I quattro passaggi per approcciare all’olio

Quello che Baraghani ha stilato è una breve ed efficace lista di quattro accorgimenti che il consumatore dovrebbe tenere a mente per scegliere e apprezzare al meglio un olio.

Il primo consiglio è semplice: cercare in etichetta la dicitura “extra-virgin”. Se a noi può sembrare una cosa ovvia, per molti consumatori all’estero non lo è, tanto che gli scaffali dei supermercati sono pieni di oli vergini e “oli di oliva”, categorie merceologiche inferiori all’extravergine e soprattutto prive dei tipici profumi dell’olio buono e delle sue proprietà nutraceutiche.

Il secondo punto riguarda la conservazione: il consiglio è acquistare olio in bottiglie scure e tenerle lontane da fonti di calore. Luce, calore e ossigeno sono infatti i principali nemici dell’olio: più lontano viene conservato da questi elementi e più avrà vita lunga.

Altro elemento preso in considerazione dal Nyt è la provenienza, con l’invito a leggere bene l’etichetta e cercare un singolo Paese, meglio ancora un singolo produttore.

L’ultimo punto, invece, prende in considerazione l’aspetto organolettico, e in particolare l’olfatto: un buon extravergine deve avere profumi freschi, vegetali, quasi “vivi”. Se non emana alcun aroma probabilmente sarà neutro al palato; se invece presenta sentori rancidi, è da scartare.

Consigli semplici e diretti, ma con qualche riserva

Uno dei passaggi più sinceri e degni di nota è anche il più diretto: «Il problema è che ci insegnano a trattare l’olio d’oliva come un’aggiunta: qualcosa con cui cucinare, per guarnire un’insalata, magari da aggiungere a fine pasto. Ma quando l’olio è buono, davvero buono, diventa l’ancora, il collante che lega insieme un piatto». In realtà, questo vademecum è una manna per il consumatore statunitense, ma ci sono un paio di passaggi che meriterebbero un’attenzione in più.
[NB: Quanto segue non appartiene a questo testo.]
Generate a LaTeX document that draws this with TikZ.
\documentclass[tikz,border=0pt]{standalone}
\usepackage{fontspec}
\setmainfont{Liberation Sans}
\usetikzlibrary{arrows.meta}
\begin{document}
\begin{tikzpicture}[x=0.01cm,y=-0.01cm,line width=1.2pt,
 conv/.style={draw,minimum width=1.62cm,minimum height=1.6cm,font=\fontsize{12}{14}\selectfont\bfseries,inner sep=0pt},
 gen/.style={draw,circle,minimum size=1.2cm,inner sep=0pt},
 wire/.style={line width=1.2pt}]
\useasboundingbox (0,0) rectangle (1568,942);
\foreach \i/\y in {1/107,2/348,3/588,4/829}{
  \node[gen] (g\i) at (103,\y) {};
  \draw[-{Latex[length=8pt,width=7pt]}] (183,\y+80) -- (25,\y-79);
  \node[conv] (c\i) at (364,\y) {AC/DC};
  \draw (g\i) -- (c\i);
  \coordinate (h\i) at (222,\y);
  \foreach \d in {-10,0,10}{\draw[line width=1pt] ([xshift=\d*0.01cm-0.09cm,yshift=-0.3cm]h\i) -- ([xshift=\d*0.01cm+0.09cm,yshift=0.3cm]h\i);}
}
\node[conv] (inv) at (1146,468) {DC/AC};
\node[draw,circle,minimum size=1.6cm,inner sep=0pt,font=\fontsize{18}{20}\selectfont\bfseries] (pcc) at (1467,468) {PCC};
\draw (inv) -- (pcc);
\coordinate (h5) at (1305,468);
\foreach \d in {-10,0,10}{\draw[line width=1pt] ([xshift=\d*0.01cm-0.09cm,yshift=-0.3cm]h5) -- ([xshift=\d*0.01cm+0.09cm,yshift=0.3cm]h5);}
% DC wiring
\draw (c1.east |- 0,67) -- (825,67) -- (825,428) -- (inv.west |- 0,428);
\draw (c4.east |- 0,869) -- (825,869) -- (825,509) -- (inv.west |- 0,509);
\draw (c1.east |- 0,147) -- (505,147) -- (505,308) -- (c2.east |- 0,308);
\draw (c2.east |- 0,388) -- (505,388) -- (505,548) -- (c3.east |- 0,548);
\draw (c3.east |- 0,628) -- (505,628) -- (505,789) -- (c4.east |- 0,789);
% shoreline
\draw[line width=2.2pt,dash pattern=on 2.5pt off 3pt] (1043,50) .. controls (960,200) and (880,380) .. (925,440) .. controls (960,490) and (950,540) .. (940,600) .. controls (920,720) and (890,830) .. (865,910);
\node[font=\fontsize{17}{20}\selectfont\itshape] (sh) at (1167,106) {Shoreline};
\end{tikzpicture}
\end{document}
In particolare, vale la pena soffermarsi sul primo punto: la dicitura “extravergine”. Purtroppo, l’extravergine inteso come categoria merceologica oggi è una zavorra che impedisce ai produttori di qualità di emergere nei mercati. I parametri chimici (acidità, perossidi ecc.) che lo definiscono sono ormai desueti e non identificano più un prodotto realmente eccellente, essendo stati stabiliti in un’epoca in cui frantoi e tecniche agronomiche erano molto più antiquati rispetto a oggi.
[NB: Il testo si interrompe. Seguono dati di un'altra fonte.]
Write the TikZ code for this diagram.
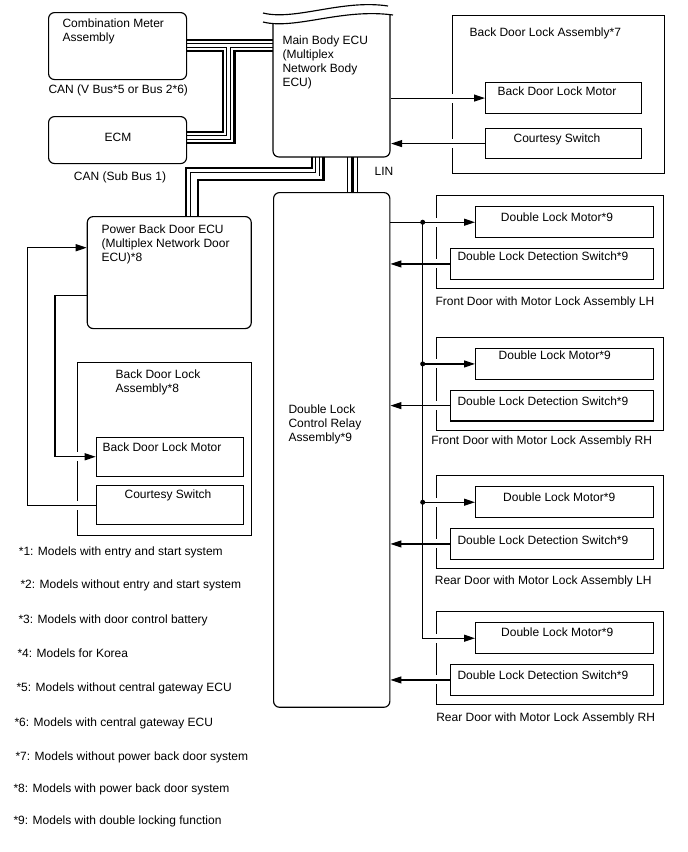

La seconda osservazione riguarda l’analisi sensoriale: nell’articolo si accenna alla possibilità che un extravergine possa risultare “neutro” all’olfatto. È un errore: un olio prodotto da olive non potrà mai essere neutro. Può essere buono, con una trama aromatica più o meno delicata, oppure difettato (rancido, avvinato, riscaldo), ma mai privo di aromi.

L’importanza della bocca

Oltre all’olfatto, è fondamentale anche l’analisi gustativa. Un buon extravergine dovrà risultare un po’ (o anche molto) piccante al palato e con una presenza più o meno marcata di amaro. Quest’ultimo elemento non è sempre di facile comprensione per i consumatori stranieri, mentre in Italia siamo più abituati a riconoscerlo grazie all’enorme ricchezza varietale di olive.

L’assaggio è essenziale soprattutto per chi si avvicina all’extravergine: i neofiti, non avendo ancora un olfatto allenato, dovrebbero “obbligatoriamente” effettuare un test gustativo.
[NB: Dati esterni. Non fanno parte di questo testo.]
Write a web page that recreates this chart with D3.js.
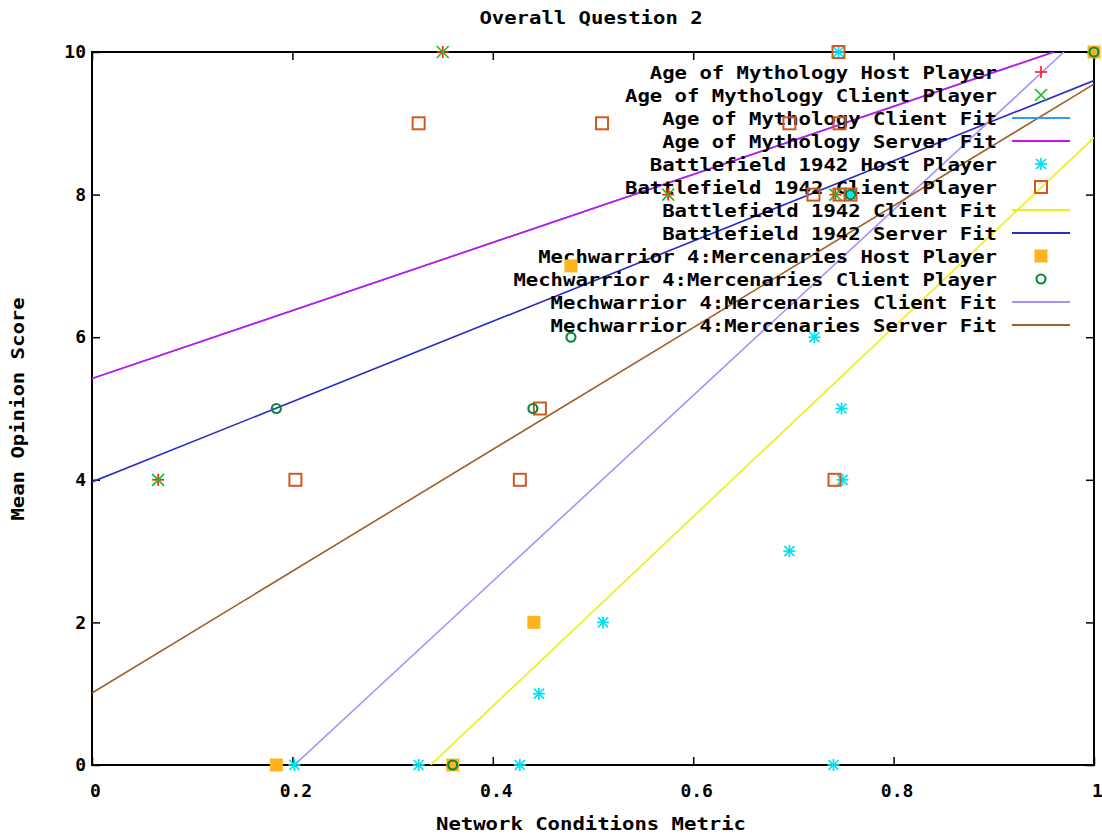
<!DOCTYPE html>
<html><head><meta charset="utf-8">
<script src="https://cdn.jsdelivr.net/npm/d3@7"></script>
<style>
body{margin:0;background:#fff;}
text{font-family:"DejaVu Sans Mono",monospace;font-weight:bold;font-size:18px;fill:#000;}
</style></head>
<body>
<svg id="chart" width="1102" height="836"></svg>
<script>
// ---- data ----
const chartTitle = "Overall Question 2";
const xAxisLabel = "Network Conditions Metric";
const yAxisLabel = "Mean Opinion Score";
const xTickValues = [0, 0.2, 0.4, 0.6, 0.8, 1];
const xTickLabels = ["0", "0.2", "0.4", "0.6", "0.8", "1"];
const yTickValues = [0, 2, 4, 6, 8, 10];
const yTickLabels = ["0", "2", "4", "6", "8", "10"];

const seriesNames = [
  "Age of Mythology Host Player",
  "Age of Mythology Client Player",
  "Age of Mythology Client Fit",
  "Age of Mythology Server Fit",
  "Battlefield 1942 Host Player",
  "Battlefield 1942 Client Player",
  "Battlefield 1942 Client Fit",
  "Battlefield 1942 Server Fit",
  "Mechwarrior 4:Mercenaries Host Player",
  "Mechwarrior 4:Mercenaries Client Player",
  "Mechwarrior 4:Mercenaries Client Fit",
  "Mechwarrior 4:Mercenaries Server Fit"
];

const aomHostX = [0.066, 0.35, 0.575, 0.742];
const aomHostY = [4, 10, 8, 8];
const aomClientX = [0.066, 0.35, 0.575, 0.742];
const aomClientY = [4, 10, 8, 8];
const aomClientFitX = [0, 0.96];
const aomClientFitY = [5.42, 10];
const aomServerFitX = [0, 0.96];
const aomServerFitY = [5.42, 10];
const bfHostX = [0.202, 0.326, 0.427, 0.446, 0.51, 0.696, 0.721, 0.748, 0.749, 0.74, 0.745, 0.757];
const bfHostY = [0, 0, 0, 1, 2, 3, 6, 5, 4, 0, 10, 8];
const bfClientX = [0.326, 0.509, 0.696, 0.746, 0.745, 0.72, 0.746, 0.757, 0.447, 0.203, 0.427, 0.741];
const bfClientY = [9, 9, 9, 9, 10, 8, 8, 8, 5, 4, 4, 4];
const bfClientFitX = [0.338, 1];
const bfClientFitY = [0, 8.8];
const bfServerFitX = [0, 1];
const bfServerFitY = [3.97, 9.6];
const mwHostX = [0.184, 0.36, 0.441, 0.478, 1];
const mwHostY = [0, 0, 2, 7, 10];
const mwClientX = [0.184, 0.44, 0.478, 0.36, 0.757, 1];
const mwClientY = [5, 5, 6, 0, 8, 10];
const mwClientFitX = [0.202, 0.97];
const mwClientFitY = [0, 10];
const mwServerFitX = [0, 1];
const mwServerFitY = [1.01, 9.55];

const seriesColors = ["#ff2020", "#20c020", "#3399ff", "#cc11ee", "#00e0ee", "#d05a1e",
                      "#eeee10", "#2a2ac4", "#ffb41e", "#0a8a3c", "#a890ff", "#a0602a"];
const seriesKinds = ["plus", "cross", "line", "line", "star", "square",
                     "line", "line", "fsquare", "circle", "line", "line"];

// ---- build ----
const xsList = [aomHostX, aomClientX, aomClientFitX, aomServerFitX, bfHostX, bfClientX,
                bfClientFitX, bfServerFitX, mwHostX, mwClientX, mwClientFitX, mwServerFitX];
const ysList = [aomHostY, aomClientY, aomClientFitY, aomServerFitY, bfHostY, bfClientY,
                bfClientFitY, bfServerFitY, mwHostY, mwClientY, mwClientFitY, mwServerFitY];
const series = seriesNames.map((name, i) => ({
  name, color: seriesColors[i], kind: seriesKinds[i],
  pts: xsList[i].map((x, j) => [x, ysList[i][j]])
}));

const svg = d3.select("#chart");
const L = 92, R = 1094, T = 52, B = 765;
const x = d3.scaleLinear().domain([0, 1]).range([L, R]);
const y = d3.scaleLinear().domain([0, 10]).range([B, T]);

svg.append("defs").append("clipPath").attr("id", "clip")
  .append("rect").attr("x", L).attr("y", T).attr("width", R - L).attr("height", B - T);

// axes
const fmtX = d => xTickLabels[xTickValues.indexOf(d)];
const fmtY = d => yTickLabels[yTickValues.indexOf(d)];
const axB = svg.append("g").attr("transform", `translate(0,${B})`)
  .call(d3.axisBottom(x).tickValues(xTickValues).tickFormat(fmtX).tickSizeInner(-8).tickSizeOuter(0).tickPadding(19));
const axT = svg.append("g").attr("transform", `translate(0,${T})`)
  .call(d3.axisTop(x).tickValues(xTickValues).tickFormat("").tickSizeInner(-8).tickSizeOuter(0));
const axLft = svg.append("g").attr("transform", `translate(${L},0)`)
  .call(d3.axisLeft(y).tickValues(yTickValues).tickFormat(fmtY).tickSizeInner(-8).tickSizeOuter(0).tickPadding(6));
const axRt = svg.append("g").attr("transform", `translate(${R},0)`)
  .call(d3.axisRight(y).tickValues(yTickValues).tickFormat("").tickSizeInner(-8).tickSizeOuter(0));
[axB, axT, axLft, axRt].forEach(a => {
  a.select(".domain").remove();
  a.selectAll(".tick line").attr("stroke", "#000").attr("stroke-width", 1.5);
  a.selectAll("text").attr("font-family", null).attr("font-size", null).style("font-weight", "bold");
});
axB.selectAll("text").attr("dy", "0.71em").attr("dx", 3);

svg.append("rect").attr("x", L).attr("y", T).attr("width", R - L).attr("height", B - T)
  .attr("fill", "none").attr("stroke", "#000").attr("stroke-width", 2);

// titles
function fitText(sel, str) {
  sel.text(str).attr("textLength", str.length * 12.4).attr("lengthAdjust", "spacingAndGlyphs");
}
fitText(svg.append("text").attr("x", 591).attr("y", 24).attr("text-anchor", "middle"), chartTitle);
fitText(svg.append("text").attr("x", 591).attr("y", 830).attr("text-anchor", "middle"), xAxisLabel);
fitText(svg.append("text").attr("transform", "translate(24,409) rotate(-90)").attr("text-anchor", "middle"), yAxisLabel);

// markers
function marker(g, kind, color, cx, cy) {
  if (kind === "plus" || kind === "star") {
    g.append("line").attr("x1", cx - 6).attr("x2", cx + 6).attr("y1", cy).attr("y2", cy).attr("stroke", color).attr("stroke-width", 1.7);
    g.append("line").attr("x1", cx).attr("x2", cx).attr("y1", cy - 6).attr("y2", cy + 6).attr("stroke", color).attr("stroke-width", 1.7);
  }
  if (kind === "cross" || kind === "star") {
    const h = kind === "star" ? 5 : 6;
    g.append("line").attr("x1", cx - h).attr("x2", cx + h).attr("y1", cy - h).attr("y2", cy + h).attr("stroke", color).attr("stroke-width", 1.7);
    g.append("line").attr("x1", cx - h).attr("x2", cx + h).attr("y1", cy + h).attr("y2", cy - h).attr("stroke", color).attr("stroke-width", 1.7);
  }
  if (kind === "square") {
    g.append("rect").attr("x", cx - 6).attr("y", cy - 6).attr("width", 12).attr("height", 12)
      .attr("fill", "none").attr("stroke", color).attr("stroke-width", 2);
  }
  if (kind === "fsquare") {
    g.append("rect").attr("x", cx - 6.5).attr("y", cy - 6.5).attr("width", 13).attr("height", 13).attr("fill", color);
  }
  if (kind === "circle") {
    g.append("circle").attr("cx", cx).attr("cy", cy).attr("r", 4.5)
      .attr("fill", "none").attr("stroke", color).attr("stroke-width", 2.2);
  }
}

const line = d3.line().x(d => x(d[0])).y(d => y(d[1]));
const plot = svg.append("g").attr("clip-path", "url(#clip)");
const legend = svg.append("g");
const legTextX = 997, legLineX1 = 1012, legLineX2 = 1070, legMarkX = 1041, legY0 = 72, legStep = 23;

series.forEach((s, i) => {
  const ly = legY0 + i * legStep;
  fitText(legend.append("text").attr("x", legTextX).attr("y", ly + 6.5).attr("text-anchor", "end"), s.name);
  if (s.kind === "line") {
    plot.append("path").datum(s.pts).attr("d", line).attr("fill", "none")
      .attr("stroke", s.color).attr("stroke-width", 1.6);
    legend.append("line").attr("x1", legLineX1).attr("x2", legLineX2).attr("y1", ly).attr("y2", ly)
      .attr("stroke", s.color).attr("stroke-width", 2);
  } else {
    const g = svg.append("g");
    s.pts.forEach(p => marker(g, s.kind, s.color, x(p[0]), y(p[1])));
    marker(legend, s.kind, s.color, legMarkX, ly);
  }
});
</script>
</body></html>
  • Un buon olio, pur essendo un grasso, non lascia mai la bocca unta: regala un palato asciutto con piacevoli sensazioni erbacee e vegetali.
  • Un olio difettato, invece, lascia la bocca velata e con una persistente sensazione di unto.

Un test semplice, quasi infallibile, che permette anche ai non addetti ai lavori di riconoscere un prodotto autentico e di scegliere meglio l’olio da acquistare in vista della prossima campagna olearia.